PROVIDED DATA:
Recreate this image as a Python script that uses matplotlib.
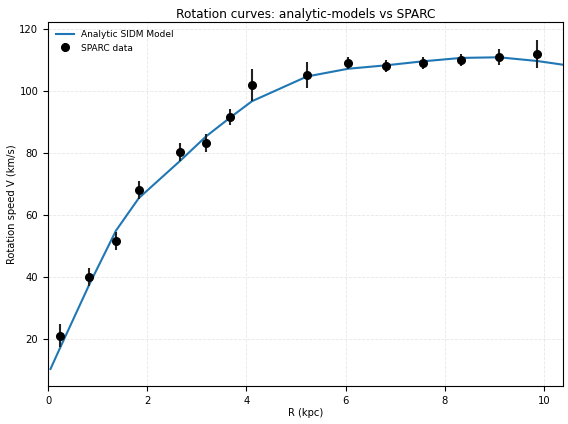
import matplotlib
matplotlib.use("Agg")
import matplotlib.pyplot as plt

# SPARC data
R_data = [0.24, 0.83, 1.37, 1.83, 2.66, 3.19, 3.67, 4.11, 5.22, 6.05, 6.81, 7.56, 8.33, 9.09, 9.86]
V_data = [21.0, 40.0, 51.7, 68.1, 80.4, 83.3, 91.7, 102.0, 105.3, 109.2, 108.2, 109.2, 110.1, 111.1, 112.1]
V_err = [3.7, 3.0, 3.0, 3.0, 3.0, 3.0, 2.5, 5.2, 4.3, 2.0, 2.0, 2.0, 2.0, 2.5, 4.5]

# Analytic SIDM model curve
R_model = [0.05, 0.24, 0.83, 1.37, 1.83, 2.66, 3.19, 3.67, 4.11, 5.22, 6.05, 6.81, 7.56, 8.33, 9.09, 9.86, 10.38]
V_model = [10.3, 17.0, 37.5, 55.0, 65.5, 77.5, 85.5, 91.5, 96.8, 104.8, 107.3, 108.4, 109.7, 110.8, 111.0, 109.8, 108.6]

fig, ax = plt.subplots(figsize=(5.68, 4.24), dpi=100)
fig.subplots_adjust(left=48/568, right=563/568, top=1-22/424, bottom=1-386/424)
ax.plot(R_model, V_model, color="#1f77b4", lw=1.5, label="Analytic SIDM Model")
ax.errorbar(R_data, V_data, yerr=V_err, fmt="o", color="black", ecolor="#222222",
            elinewidth=1.5, markersize=5.5, label="SPARC data", zorder=3)
ax.set_xlim(0, 10.38)
ax.set_ylim(4.8, 122.4)
ax.set_xlabel("R (kpc)", fontsize=7.2, labelpad=2)
ax.set_ylabel("Rotation speed V (km/s)", fontsize=7.2, labelpad=1.5)
ax.set_title("Rotation curves: analytic-models vs SPARC", fontsize=8.7, pad=3)
ax.tick_params(labelsize=7.2)
ax.grid(True, linestyle="--", color="#dddddd", lw=0.6, alpha=0.7)
ax.legend(fontsize=6.5, frameon=False, loc="upper left")
fig.savefig("out.png", dpi=100)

AIM: Quote every line word for word and keep the images out of the copy.

REPLY TO THE TASK:
Recreate this image as a Python script that uses matplotlib.
import matplotlib
matplotlib.use("Agg")
import matplotlib.pyplot as plt

# SPARC data
R_data = [0.24, 0.83, 1.37, 1.83, 2.66, 3.19, 3.67, 4.11, 5.22, 6.05, 6.81, 7.56, 8.33, 9.09, 9.86]
V_data = [21.0, 40.0, 51.7, 68.1, 80.4, 83.3, 91.7, 102.0, 105.3, 109.2, 108.2, 109.2, 110.1, 111.1, 112.1]
V_err = [3.7, 3.0, 3.0, 3.0, 3.0, 3.0, 2.5, 5.2, 4.3, 2.0, 2.0, 2.0, 2.0, 2.5, 4.5]

# Analytic SIDM model curve
R_model = [0.05, 0.24, 0.83, 1.37, 1.83, 2.66, 3.19, 3.67, 4.11, 5.22, 6.05, 6.81, 7.56, 8.33, 9.09, 9.86, 10.38]
V_model = [10.3, 17.0, 37.5, 55.0, 65.5, 77.5, 85.5, 91.5, 96.8, 104.8, 107.3, 108.4, 109.7, 110.8, 111.0, 109.8, 108.6]

fig, ax = plt.subplots(figsize=(5.68, 4.24), dpi=100)
fig.subplots_adjust(left=48/568, right=563/568, top=1-22/424, bottom=1-386/424)
ax.plot(R_model, V_model, color="#1f77b4", lw=1.5, label="Analytic SIDM Model")
ax.errorbar(R_data, V_data, yerr=V_err, fmt="o", color="black", ecolor="#222222",
            elinewidth=1.5, markersize=5.5, label="SPARC data", zorder=3)
ax.set_xlim(0, 10.38)
ax.set_ylim(4.8, 122.4)
ax.set_xlabel("R (kpc)", fontsize=7.2, labelpad=2)
ax.set_ylabel("Rotation speed V (km/s)", fontsize=7.2, labelpad=1.5)
ax.set_title("Rotation curves: analytic-models vs SPARC", fontsize=8.7, pad=3)
ax.tick_params(labelsize=7.2)
ax.grid(True, linestyle="--", color="#dddddd", lw=0.6, alpha=0.7)
ax.legend(fontsize=6.5, frameon=False, loc="upper left")
fig.savefig("out.png", dpi=100)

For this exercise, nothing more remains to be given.